--- Begin DATA IN THIS EXERCISE ---
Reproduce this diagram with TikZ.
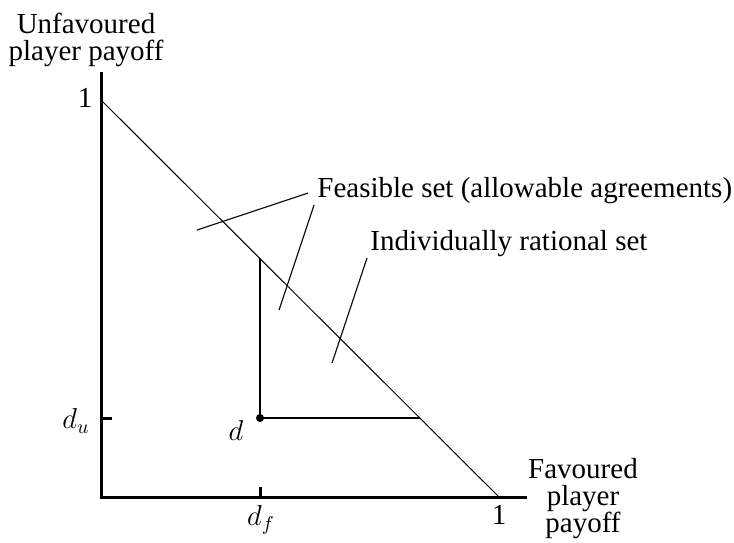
\documentclass[tikz,border=0pt]{standalone}
\usepackage{fontspec}
\setmainfont{Liberation Serif}
\begin{document}
\begin{tikzpicture}[x=0.5pt, y=-0.5pt,
  every node/.style={font=\fontsize{14.5}{13.5}\selectfont, inner sep=0pt},
  axis/.style={line width=1.5pt, black},
  bound/.style={line width=1.35pt, black},
  frontier/.style={line width=0.5pt, black},
  leader/.style={line width=0.55pt, black}]
  \useasboundingbox (0,0) rectangle (734,542);
  % Points
  \coordinate (O) at (101,497);
  \coordinate (ytop) at (101,72);
  \coordinate (xend) at (527,497);
  \coordinate (u1) at (101,100);
  \coordinate (f1) at (499,497);
  \coordinate (d) at (260,418);
  \coordinate (dup) at (260,258);
  \coordinate (dright) at (420,418);
  \coordinate (utick) at (112,418);
  \coordinate (uaxis) at (101,418);
  \coordinate (ftick) at (260,487);
  \coordinate (faxis) at (260,497);
  % Axes
  \draw[axis] (ytop) -- (O) -- (xend);
  \draw[axis] (uaxis) -- (utick);
  \draw[axis] (faxis) -- (ftick);
  \draw[frontier] (u1) -- (f1);
  \draw[bound] (dup) -- (d) -- (dright);
  \fill (d) circle (4);
  % Labels
  \node[align=center] (ylab) at (86,40) {Unfavoured\\player payoff};
  \node[align=center] (xlab) at (583,499) {Favoured\\player\\payoff};
  \node (one y) at (85,98) {1};
  \node (one x) at (499,515) {1};
  \node (du) at (76,421) {$d_u$};
  \node (df) at (261,520) {$d_f$};
  \node (dlab) at (236,430) {$d$};
  \node[anchor=base west] (feas) at (317,197) {Feasible set (allowable agreements)};
  \node[anchor=base west] (irat) at (370,250) {Individually rational set};
  % Leaders
  \coordinate (fa) at (197,230);
  \coordinate (fb) at (308,193);
  \coordinate (fc) at (314,205);
  \coordinate (fd) at (279,310);
  \coordinate (ia) at (367,258);
  \coordinate (ib) at (332,363);
  \draw[leader] (fa) -- (fb);
  \draw[leader] (fc) -- (fd);
  \draw[leader] (ia) -- (ib);
\end{tikzpicture}
\end{document}
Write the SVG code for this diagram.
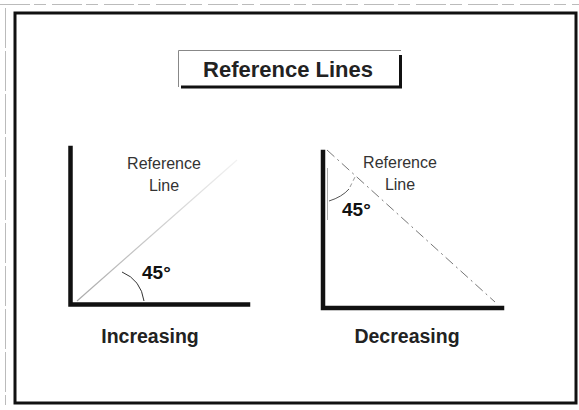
<svg xmlns="http://www.w3.org/2000/svg" width="579" height="410" viewBox="0 0 579 410">
<style>
.axis{fill:none;stroke:#111;stroke-width:4.5;stroke-linecap:square}
.lbl{font-family:"Liberation Sans",Arial,sans-serif;font-size:16px;fill:#333;text-anchor:middle}
.deg{font-family:"Liberation Sans",Arial,sans-serif;font-size:19px;font-weight:bold;fill:#111}
.cap{font-family:"Liberation Sans",Arial,sans-serif;font-size:19.5px;font-weight:bold;fill:#222;text-anchor:middle}
</style>
<defs>
<linearGradient id="fade" x1="77" y1="301" x2="237" y2="160" gradientUnits="userSpaceOnUse">
<stop offset="0" stop-color="#aaa"/><stop offset="0.5" stop-color="#ccc"/><stop offset="1" stop-color="#f2f2f2"/>
</linearGradient>
</defs>
<rect width="579" height="410" fill="#fff"/>
<g id="scan-edges" stroke="#bbb" stroke-width="1" fill="none">
<line x1="0" y1="4.5" x2="579" y2="4.5" stroke-dasharray="30 4 12 6"/>
<line x1="5.5" y1="8" x2="5.5" y2="405" stroke-dasharray="40 3"/>
</g>
<rect id="frame" x="15" y="13" width="561" height="390" fill="none" stroke="#111" stroke-width="3"/>
<g id="title">
<path d="M178.5,87 V50.5 H401" fill="none" stroke="#888" stroke-width="1"/>
<path d="M400.5,55 V87 H181" fill="none" stroke="#111" stroke-width="3"/>
<text x="288" y="76.5" font-family="'Liberation Sans',Arial,sans-serif" font-size="22" font-weight="bold" fill="#222" text-anchor="middle">Reference Lines</text>
</g>
<g id="increasing">
<path class="axis" d="M70.5,148 V304.5 H248"/>
<line x1="77" y1="301" x2="237" y2="160" stroke="url(#fade)" stroke-width="1.2"/>
<path d="M122,272 Q141,280 144,301" fill="none" stroke="#333" stroke-width="1"/>
<text class="lbl" x="164" y="169">Reference</text>
<text class="lbl" x="164" y="191">Line</text>
<text class="deg" x="142" y="279">45°</text>
<text class="cap" x="150" y="343">Increasing</text>
</g>
<g id="decreasing">
<path class="axis" d="M323,152 V308 H502"/>
<line x1="327" y1="150" x2="495" y2="302" stroke="#777" stroke-width="1" stroke-dasharray="10 4 2 4"/>
<path d="M329,201 Q342,197 349,189" fill="none" stroke="#555" stroke-width="1"/>
<line x1="350" y1="187" x2="356" y2="175" stroke="#999" stroke-width="1" stroke-dasharray="4 3"/>
<line x1="327.5" y1="168" x2="327.5" y2="220" stroke="#aaa" stroke-width="1"/>
<text class="lbl" x="400" y="168">Reference</text>
<text class="lbl" x="400" y="190">Line</text>
<text class="deg" x="342" y="216">45°</text>
<text class="cap" x="407" y="343">Decreasing</text>
</g>
</svg>
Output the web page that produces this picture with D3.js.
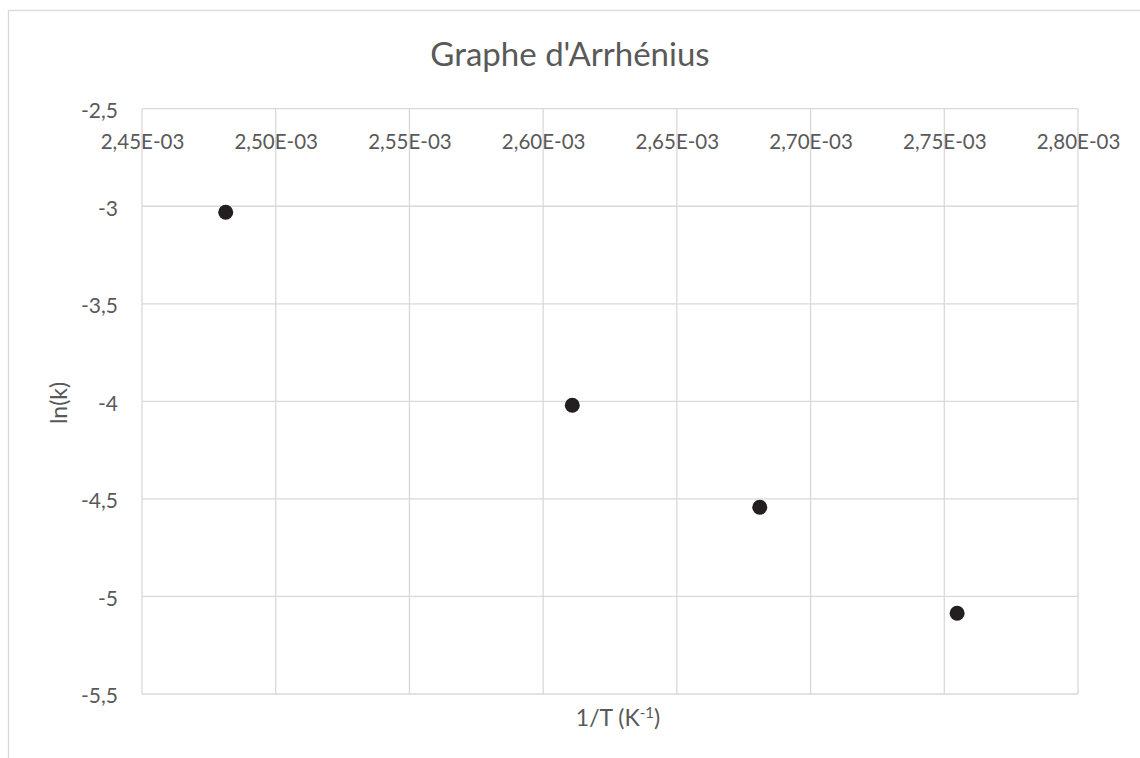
--- End DATA IN THIS EXERCISE ---
**AIM:**
Skip the pictures, then retype every line above exactly.

**WORKED ANSWER:**
Reproduce this diagram with TikZ.
\documentclass[tikz,border=0pt]{standalone}
\usepackage{fontspec}
\setmainfont{Liberation Serif}
\begin{document}
\begin{tikzpicture}[x=0.5pt, y=-0.5pt,
  every node/.style={font=\fontsize{14.5}{13.5}\selectfont, inner sep=0pt},
  axis/.style={line width=1.5pt, black},
  bound/.style={line width=1.35pt, black},
  frontier/.style={line width=0.5pt, black},
  leader/.style={line width=0.55pt, black}]
  \useasboundingbox (0,0) rectangle (734,542);
  % Points
  \coordinate (O) at (101,497);
  \coordinate (ytop) at (101,72);
  \coordinate (xend) at (527,497);
  \coordinate (u1) at (101,100);
  \coordinate (f1) at (499,497);
  \coordinate (d) at (260,418);
  \coordinate (dup) at (260,258);
  \coordinate (dright) at (420,418);
  \coordinate (utick) at (112,418);
  \coordinate (uaxis) at (101,418);
  \coordinate (ftick) at (260,487);
  \coordinate (faxis) at (260,497);
  % Axes
  \draw[axis] (ytop) -- (O) -- (xend);
  \draw[axis] (uaxis) -- (utick);
  \draw[axis] (faxis) -- (ftick);
  \draw[frontier] (u1) -- (f1);
  \draw[bound] (dup) -- (d) -- (dright);
  \fill (d) circle (4);
  % Labels
  \node[align=center] (ylab) at (86,40) {Unfavoured\\player payoff};
  \node[align=center] (xlab) at (583,499) {Favoured\\player\\payoff};
  \node (one y) at (85,98) {1};
  \node (one x) at (499,515) {1};
  \node (du) at (76,421) {$d_u$};
  \node (df) at (261,520) {$d_f$};
  \node (dlab) at (236,430) {$d$};
  \node[anchor=base west] (feas) at (317,197) {Feasible set (allowable agreements)};
  \node[anchor=base west] (irat) at (370,250) {Individually rational set};
  % Leaders
  \coordinate (fa) at (197,230);
  \coordinate (fb) at (308,193);
  \coordinate (fc) at (314,205);
  \coordinate (fd) at (279,310);
  \coordinate (ia) at (367,258);
  \coordinate (ib) at (332,363);
  \draw[leader] (fa) -- (fb);
  \draw[leader] (fc) -- (fd);
  \draw[leader] (ia) -- (ib);
\end{tikzpicture}
\end{document}
Write the SVG code for this diagram.
<svg xmlns="http://www.w3.org/2000/svg" width="579" height="410" viewBox="0 0 579 410">
<style>
.axis{fill:none;stroke:#111;stroke-width:4.5;stroke-linecap:square}
.lbl{font-family:"Liberation Sans",Arial,sans-serif;font-size:16px;fill:#333;text-anchor:middle}
.deg{font-family:"Liberation Sans",Arial,sans-serif;font-size:19px;font-weight:bold;fill:#111}
.cap{font-family:"Liberation Sans",Arial,sans-serif;font-size:19.5px;font-weight:bold;fill:#222;text-anchor:middle}
</style>
<defs>
<linearGradient id="fade" x1="77" y1="301" x2="237" y2="160" gradientUnits="userSpaceOnUse">
<stop offset="0" stop-color="#aaa"/><stop offset="0.5" stop-color="#ccc"/><stop offset="1" stop-color="#f2f2f2"/>
</linearGradient>
</defs>
<rect width="579" height="410" fill="#fff"/>
<g id="scan-edges" stroke="#bbb" stroke-width="1" fill="none">
<line x1="0" y1="4.5" x2="579" y2="4.5" stroke-dasharray="30 4 12 6"/>
<line x1="5.5" y1="8" x2="5.5" y2="405" stroke-dasharray="40 3"/>
</g>
<rect id="frame" x="15" y="13" width="561" height="390" fill="none" stroke="#111" stroke-width="3"/>
<g id="title">
<path d="M178.5,87 V50.5 H401" fill="none" stroke="#888" stroke-width="1"/>
<path d="M400.5,55 V87 H181" fill="none" stroke="#111" stroke-width="3"/>
<text x="288" y="76.5" font-family="'Liberation Sans',Arial,sans-serif" font-size="22" font-weight="bold" fill="#222" text-anchor="middle">Reference Lines</text>
</g>
<g id="increasing">
<path class="axis" d="M70.5,148 V304.5 H248"/>
<line x1="77" y1="301" x2="237" y2="160" stroke="url(#fade)" stroke-width="1.2"/>
<path d="M122,272 Q141,280 144,301" fill="none" stroke="#333" stroke-width="1"/>
<text class="lbl" x="164" y="169">Reference</text>
<text class="lbl" x="164" y="191">Line</text>
<text class="deg" x="142" y="279">45°</text>
<text class="cap" x="150" y="343">Increasing</text>
</g>
<g id="decreasing">
<path class="axis" d="M323,152 V308 H502"/>
<line x1="327" y1="150" x2="495" y2="302" stroke="#777" stroke-width="1" stroke-dasharray="10 4 2 4"/>
<path d="M329,201 Q342,197 349,189" fill="none" stroke="#555" stroke-width="1"/>
<line x1="350" y1="187" x2="356" y2="175" stroke="#999" stroke-width="1" stroke-dasharray="4 3"/>
<line x1="327.5" y1="168" x2="327.5" y2="220" stroke="#aaa" stroke-width="1"/>
<text class="lbl" x="400" y="168">Reference</text>
<text class="lbl" x="400" y="190">Line</text>
<text class="deg" x="342" y="216">45°</text>
<text class="cap" x="407" y="343">Decreasing</text>
</g>
</svg>
Output the web page that produces this picture with D3.js.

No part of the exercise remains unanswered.